Which angles are adjacent?

∠1 and ∠3

∠5 and ∠3

∠1 and ∠4

∠2 and ∠3

**Answer:**

D is the correct answer because ∠2 and ∠3 share one side and a vertex, which are the two necessary components of adjacent angles.

**Question #3:**

Which angles are **not** adjacent?

**Answer:**

C is the correct answer because ∠a and ∠b because although they share a common side, they have two different vertices. Therefore, they are not adjacent. Choices A, B, and D are incorrect because they all show angle pairs with common sides and a common vertex.

**Question #4:**

Juan is studying leaf veins and notices adjacent angles in the plant structure. He draws the diagram below and records four pairs of adjacent angles. One of Juan’s adjacent angle pairs is incorrect. Based on the diagram, which pair of angles is **not** adjacent?

∠GDI and ∠WDI

∠HEO and ∠OED

∠EDG and ∠GDI

∠DEO and ∠WDI

**Answer:**

D is the correct answer because ∠DEO and ∠WDI are not adjacent angles. They do not share a side or a vertex. Choices A, B, and C are incorrect because these answer options list angle pairs with common sides and a common vertex.

**Question #5:**

Keisha and James are looking at a map of city streets and notice a lot of adjacent angles. James draws the image shown to illustrate the angles they find. Keisha points out that ∠AOE and ∠COD are adjacent because they share a vertex and one side. James disagrees. He says that these angles do not have a common side. Who is correct, and why?
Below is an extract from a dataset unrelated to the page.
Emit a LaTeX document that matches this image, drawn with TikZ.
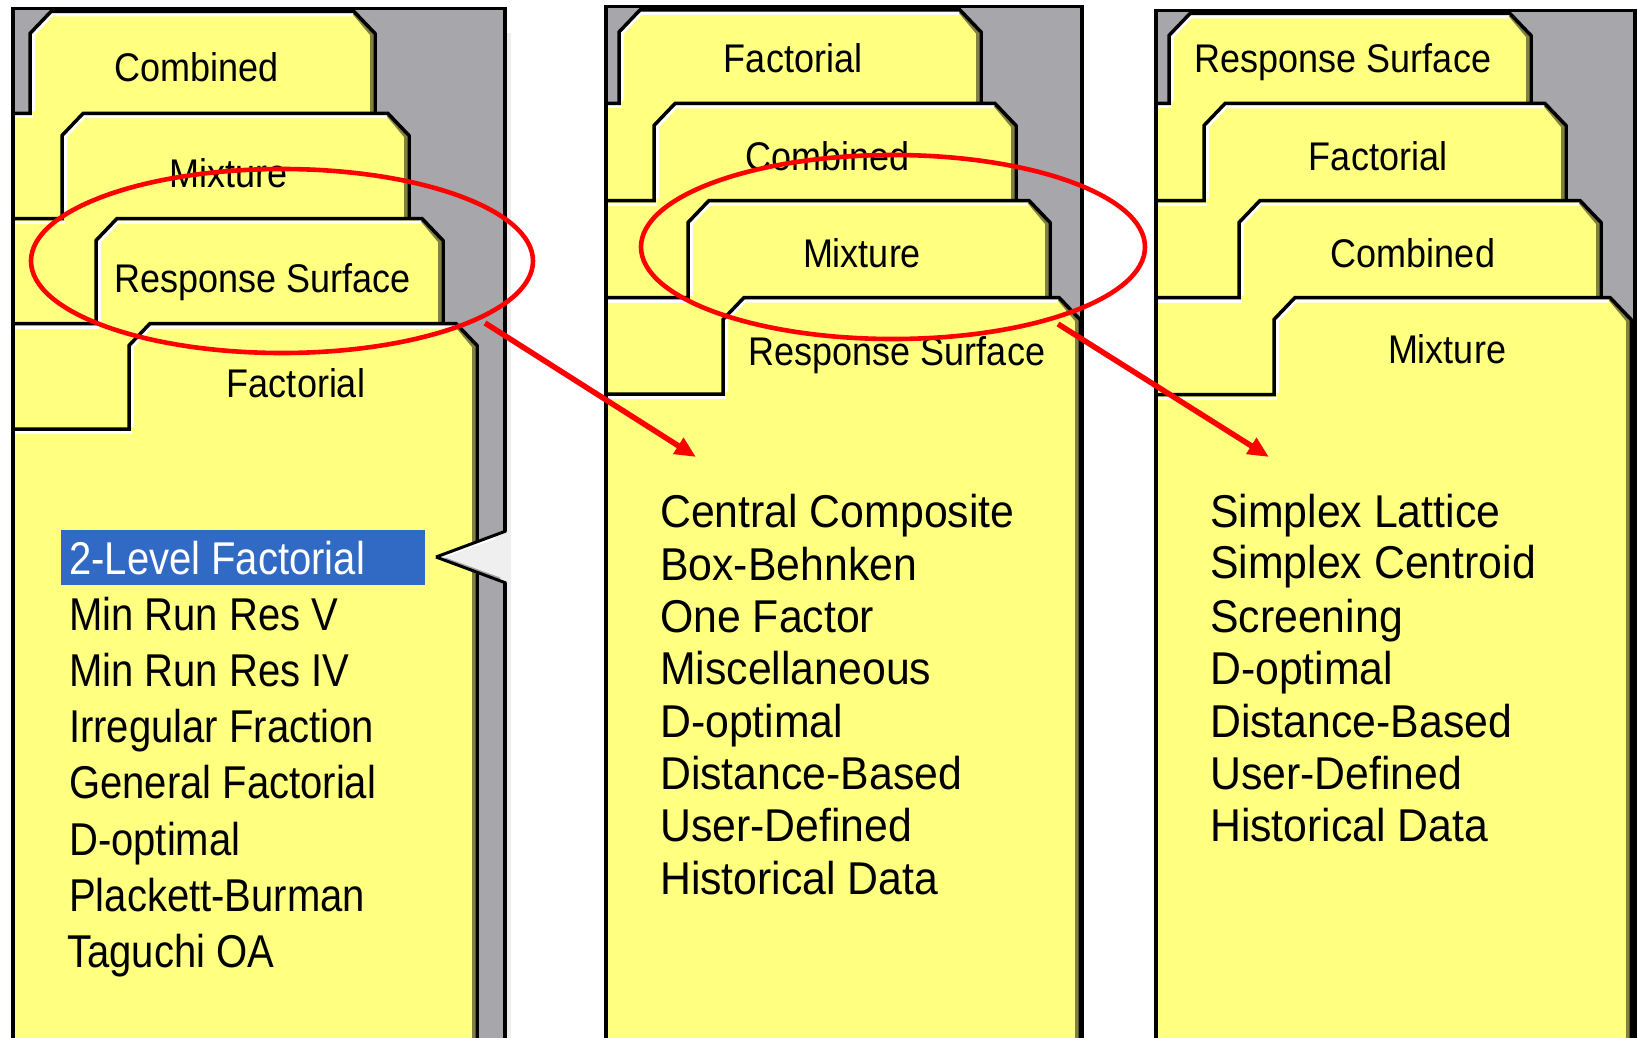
\documentclass[tikz,border=0pt]{standalone}
\usepackage{fontspec}
\usetikzlibrary{arrows.meta}

\newfontfamily\tabfont{Liberation Sans}[FakeStretch=0.9]
\newfontfamily\listfontA{Liberation Sans}[FakeStretch=0.87]
\newfontfamily\listfontB{Liberation Sans}[FakeStretch=0.93]

\definecolor{cardyellow}{HTML}{FFFF80}
\definecolor{panelgray}{HTML}{A7A6AB}
\definecolor{cardshadow}{HTML}{808040}
\definecolor{selblue}{HTML}{316AC5}
\definecolor{paleshade}{HTML}{EFEFEF}
\definecolor{markred}{HTML}{FF0000}

\tikzset{
  tabfill/.style={fill=cardyellow},
  tabedge/.style={draw=black, line width=3.5pt, line join=miter},
  tabhi/.style={draw=white, line width=3pt},
  tabshadow/.style={draw=cardshadow, line width=3pt},
  frameedge/.style={draw=black, line width=3.5pt},
  tablabel/.style={font={\tabfont\fontsize{40}{48}\selectfont}, anchor=base, inner sep=0pt},
  itemA/.style={font={\listfontA\fontsize{46}{55}\selectfont}, anchor=base west, inner sep=0pt},
  itemB/.style={font={\listfontB\fontsize{46}{55}\selectfont}, anchor=base west, inner sep=0pt},
  ring/.style={draw=markred, line width=4.6pt},
  pointsto/.style={draw=markred, line width=5.5pt, -{Triangle[length=21pt,width=18pt]}},
}

% one tab card: #1 frame left, #2 tab left, #3 tab top, #4 tab right, #5 row bottom
\newcommand\tabcard[5]{%
  \fill[tabfill] (#1,1050) -- (#1,#5) -- (#2,#5) -- (#2,{#3+22}) -- ({#2+21},#3)
     -- ({#4-21},#3) -- (#4,{#3+22}) -- (#4,1050) -- cycle;
  \draw[tabhi] ({#1+2},{#5+3.5}) -- ({#2+3},{#5+3.5});
  \draw[tabhi] ({#2+3.5},{#5-2}) -- ({#2+3.5},{#3+23}) -- ({#2+22},{#3+3.5}) -- ({#4-22},{#3+3.5});
  \draw[tabshadow] ({#4-21},{#3+2}) -- ({#4-3.5},{#3+23}) -- ({#4-3.5},1050);
  \draw[tabedge] (#1,#5) -- (#2,#5) -- (#2,{#3+22}) -- ({#2+21},#3)
     -- ({#4-21},#3) -- (#4,{#3+22}) -- (#4,1050);
}

\begin{document}
\begin{tikzpicture}[x=1pt, y=-1pt]
\useasboundingbox (0,0) rectangle (1638,1038);
\clip (0,0) rectangle (1638,1038);

% ---------- first dialog: Factorial page ----------
\fill[paleshade] (507,33) rectangle (511,1050);
\fill[panelgray] (13,8.5) rectangle (505,1050);
\tabcard{13}{30}{11.5}{375}{113.5}
\tabcard{13}{62}{113.5}{409}{218.5}
\tabcard{13}{96}{218.5}{443}{323.5}
\tabcard{13}{129}{323.5}{477}{429}
\draw[frameedge] (13,1050) -- (13,8.5) -- (505,8.5) -- (505,1050);

\node[tablabel] (p1t1) at (197,82) {Combined};
\node[tablabel] (p1t2) at (229,187) {Mixture};
\node[tablabel] (p1t3) at (263,292) {Response Surface};
\node[tablabel] (p1t4) at (296,397) {Factorial};

\fill[selblue] (61,530) rectangle (425,585);
\node[itemA, text=white] (p1i1) at (69,574) {2-Level Factorial};
\node[itemA] (p1i2) at (69,630) {Min Run Res V};
\node[itemA] (p1i3) at (69,686) {Min Run Res IV};
\node[itemA] (p1i4) at (69,742) {Irregular Fraction};
\node[itemA] (p1i5) at (69,798) {General Factorial};
\node[itemA] (p1i6) at (69,855) {D-optimal};
\node[itemA] (p1i7) at (69,911) {Plackett-Burman};
\node[itemA] (p1i8) at (67,967) {Taguchi OA};

% selection pointer on the right edge
\fill[paleshade] (436,557) -- (511,530) -- (511,584) -- cycle;
\draw[white, line width=3pt] (445,555.5) -- (495,537.5);
\draw[black!35, line width=3pt] (445,559) -- (500,579);
\draw[black, line width=3pt] (436,557) -- (506,531);
\draw[black, line width=3pt] (436,557) -- (506,583);

% ---------- second dialog: Response Surface page ----------
\fill[panelgray] (606,6.5) rectangle (1082,1050);
\tabcard{606}{619}{10}{981}{103.5}
\tabcard{606}{654}{103.5}{1016}{200.5}
\tabcard{606}{688}{200.5}{1050}{297.5}
\tabcard{606}{723}{297.5}{1080}{394}
\draw[frameedge] (606,1050) -- (606,6.5) -- (1082,6.5) -- (1082,1050);

\node[tablabel] (p2t1) at (793,73) {Factorial};
\node[tablabel] (p2t2) at (828,171) {Combined};
\node[tablabel] (p2t3) at (862,267) {Mixture};
\node[tablabel] (p2t4) at (897,365) {Response Surface};

\node[itemB] (p2i1) at (660,527) {Central Composite};
\node[itemB] (p2i2) at (660,580) {Box-Behnken};
\node[itemB] (p2i3) at (660,632) {One Factor};
\node[itemB] (p2i4) at (660,684) {Miscellaneous};
\node[itemB] (p2i5) at (660,737) {D-optimal};
\node[itemB] (p2i6) at (660,789) {Distance-Based};
\node[itemB] (p2i7) at (660,841) {User-Defined};
\node[itemB] (p2i8) at (660,894) {Historical Data};

% ---------- third dialog: Mixture page ----------
\fill[panelgray] (1156,10.5) rectangle (1635,1050);
\tabcard{1156}{1169}{13.5}{1531}{103.5}
\tabcard{1156}{1204}{103.5}{1566}{200.5}
\tabcard{1156}{1239}{200.5}{1601}{297.5}
\tabcard{1156}{1274}{297.5}{1631}{394.5}
\draw[frameedge] (1156,1050) -- (1156,10.5) -- (1635,10.5) -- (1635,1050);

\node[tablabel] (p3t1) at (1343,73) {Response Surface};
\node[tablabel] (p3t2) at (1378,170) {Factorial};
\node[tablabel] (p3t3) at (1413,267) {Combined};
\node[tablabel] (p3t4) at (1447,363) {Mixture};

\node[itemB] (p3i1) at (1210,527) {Simplex Lattice};
\node[itemB] (p3i2) at (1210,578) {Simplex Centroid};
\node[itemB] (p3i3) at (1210,632) {Screening};
\node[itemB] (p3i4) at (1210,684) {D-optimal};
\node[itemB] (p3i5) at (1210,737) {Distance-Based};
\node[itemB] (p3i6) at (1210,789) {User-Defined};
\node[itemB] (p3i7) at (1210,841) {Historical Data};

% ---------- red call-outs ----------
\draw[ring] (282,261) ellipse [x radius=251, y radius=92];
\draw[ring] (893,247) ellipse [x radius=252, y radius=92];

\coordinate (a1s) at (485,323);
\coordinate (a1e) at (696,457);
\coordinate (a2s) at (1058,324);
\coordinate (a2e) at (1269,457);
\draw[pointsto] (a1s) -- (a1e);
\draw[pointsto] (a2s) -- (a2e);
\end{tikzpicture}
\end{document}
James is correct because both angles share the same vertex but they do not have a common side.

Keisha is correct because both angles share the vertex O and line AD.

James is incorrect because ∠AOE and ∠COD do not have the same vertex.

Keisha is incorrect because there is no ∠AOE shown on the map.

**Answer:**

A is the correct answer because ∠AOE and ∠COD share a vertex at point O but they do not share a side. Therefore, James is correct. B is incorrect because line AD is not a line in ∠AOE or ∠COD. C is incorrect because ∠AOE and ∠COD share a vertex at point O. D is incorrect because although Keisha is incorrect, the justification given in this answer option is wrong. ∠AOE is shown on the map.